On the topic of regional integration, more efforts are needed to advance agreements such as the African Continental Free Trade Area (AfCFTA), says Fuzile.

“We can unlock Africa’s growth only by focusing on more regional integration”, he adds.

The 44 member countries of AfCFTA have committed themselves to the elimination of tariffs on most goods and services over the next decade, creating a single, liberalized market.

“We need to reduce barriers to capital, facilitate investment and develop regional infrastructure if we want to achieve the sustainable and inclusive future for Africa that we envisage.”

As for SMEs, Blackie says Standard Bank is committed not only to providing the necessary finance to help them grow, but also to sharing knowledge and lending support.

“We are dedicated to supporting entrepreneurs at every stage of their journey – whether they are starting, managing or growing their businesses.
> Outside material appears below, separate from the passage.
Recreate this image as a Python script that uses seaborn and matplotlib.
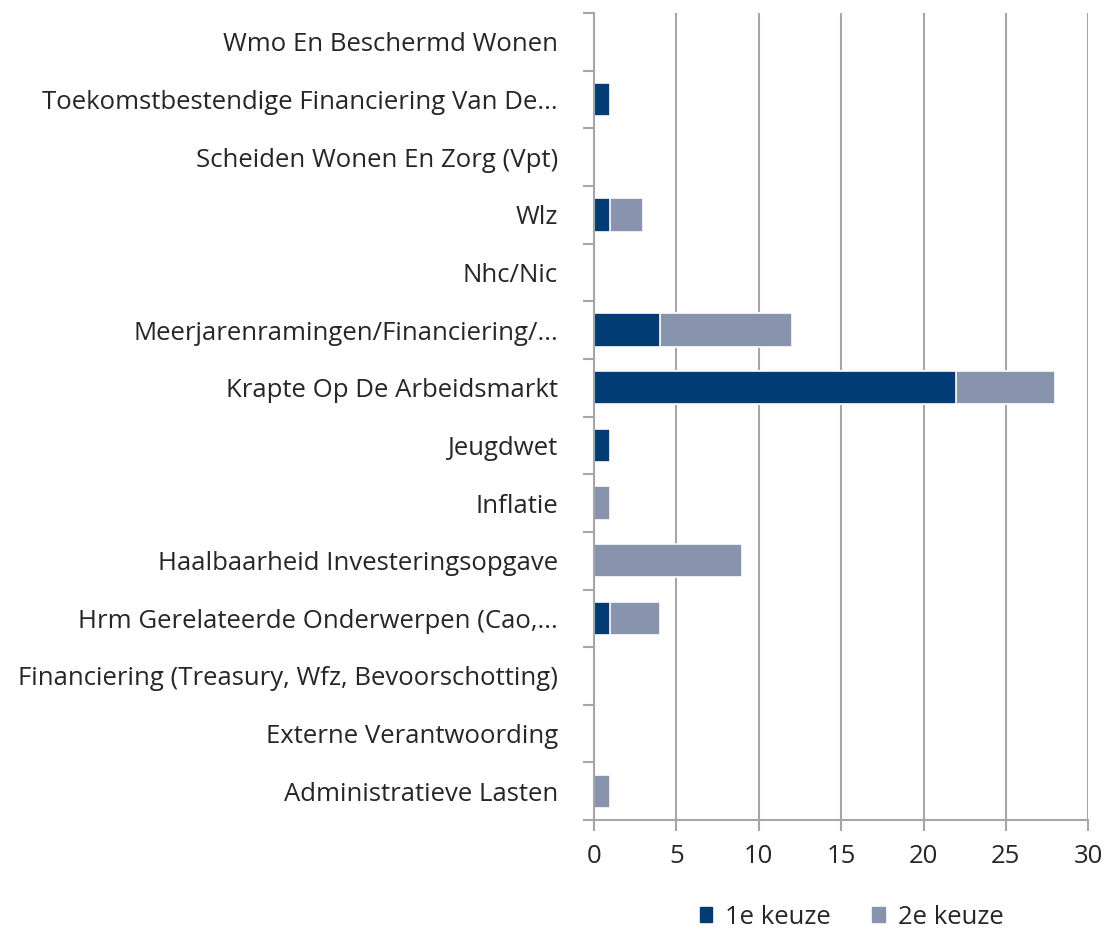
import numpy as np
import pandas as pd
import seaborn as sns
import matplotlib.pyplot as plt
from matplotlib.patches import Patch

categories = [
    "Wmo En Beschermd Wonen",
    "Toekomstbestendige Financiering Van De...",
    "Scheiden Wonen En Zorg (Vpt)",
    "Wlz",
    "Nhc/Nic",
    "Meerjarenramingen/Financiering/...",
    "Krapte Op De Arbeidsmarkt",
    "Jeugdwet",
    "Inflatie",
    "Haalbaarheid Investeringsopgave",
    "Hrm Gerelateerde Onderwerpen (Cao,...",
    "Financiering (Treasury, Wfz, Bevoorschotting)",
    "Externe Verantwoording",
    "Administratieve Lasten",
]
keuze1 = [0, 1, 0, 1, 0, 4, 22, 1, 0, 0, 1, 0, 0, 0]
keuze2 = [0, 0, 0, 2, 0, 8, 6, 0, 1, 9, 3, 0, 0, 1]
xticks = [0, 5, 10, 15, 20, 25, 30]

dark = "#033B75"
light = "#8893AE"
grid_c = "#A6A6A6"

sns.set_theme(style="white")
plt.rcParams["font.family"] = ["Open Sans", "DejaVu Sans"]

df = pd.DataFrame({"cat": categories, "k1": keuze1, "k2": keuze2})
df["total"] = df["k1"] + df["k2"]

fig = plt.figure(figsize=(11.06, 9.33), dpi=100)
ax = fig.add_axes([0.537, 0.121, 0.447, 0.865])

# stacked: full total in light, 1e keuze on top in dark
sns.barplot(data=df, x="total", y="cat", color=light, saturation=1,
            width=0.58, edgecolor="white", linewidth=1.2, ax=ax, zorder=3)
sns.barplot(data=df, x="k1", y="cat", color=dark, saturation=1,
            width=0.58, edgecolor="white", linewidth=1.2, ax=ax, zorder=4)

ax.set_xlim(0, 30)
ax.set_ylim(len(categories) - 0.5, -0.5)
ax.set_xticks(xticks)
ax.set_xticklabels([str(t) for t in xticks], fontsize=18.5)
ax.set_xlabel("")
ax.set_ylabel("")
ax.tick_params(axis="y", which="major", length=0, pad=26, labelsize=18.5)
ax.set_yticks(np.arange(-0.5, len(categories), 1.0), minor=True)
ax.tick_params(axis="y", which="minor", length=8, width=1.5, color=grid_c, left=True)
ax.tick_params(axis="x", which="major", length=8, width=1.5, color=grid_c,
               bottom=True, pad=9)

ax.grid(axis="x", color=grid_c, linewidth=1.5, zorder=0)
ax.grid(axis="y", visible=False)
ax.set_axisbelow(True)
for s in ["top", "right"]:
    ax.spines[s].set_visible(False)
for s in ["left", "bottom"]:
    ax.spines[s].set_color(grid_c)
    ax.spines[s].set_linewidth(1.5)
    ax.spines[s].set_zorder(5)

handles = [Patch(color=dark, label="1e keuze"), Patch(color=light, label="2e keuze")]
fig.legend(handles=handles, loc="center", bbox_to_anchor=(0.77, 0.017),
           ncol=2, frameon=False, fontsize=18.5, handlelength=0.5, handleheight=0.5,
           columnspacing=1.6, handletextpad=0.5)

fig.savefig("out.png", dpi=100)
We want to understand businesses better so that we can help them form new partnerships and sharpen their competitive edge.

“In this way, we aim to continue our 161-year track record of building multigenerational wealth on the continent.”

Despite her enormous mineral wealth, the biggest resource that Africa possesses is human potential, Blackie concludes.

“We are confident that by investing in businesses and people, prioritizing regional integration, capitalizing on the digital revolution and adopting new approaches to agriculture, we can unlock Africa’s growth.”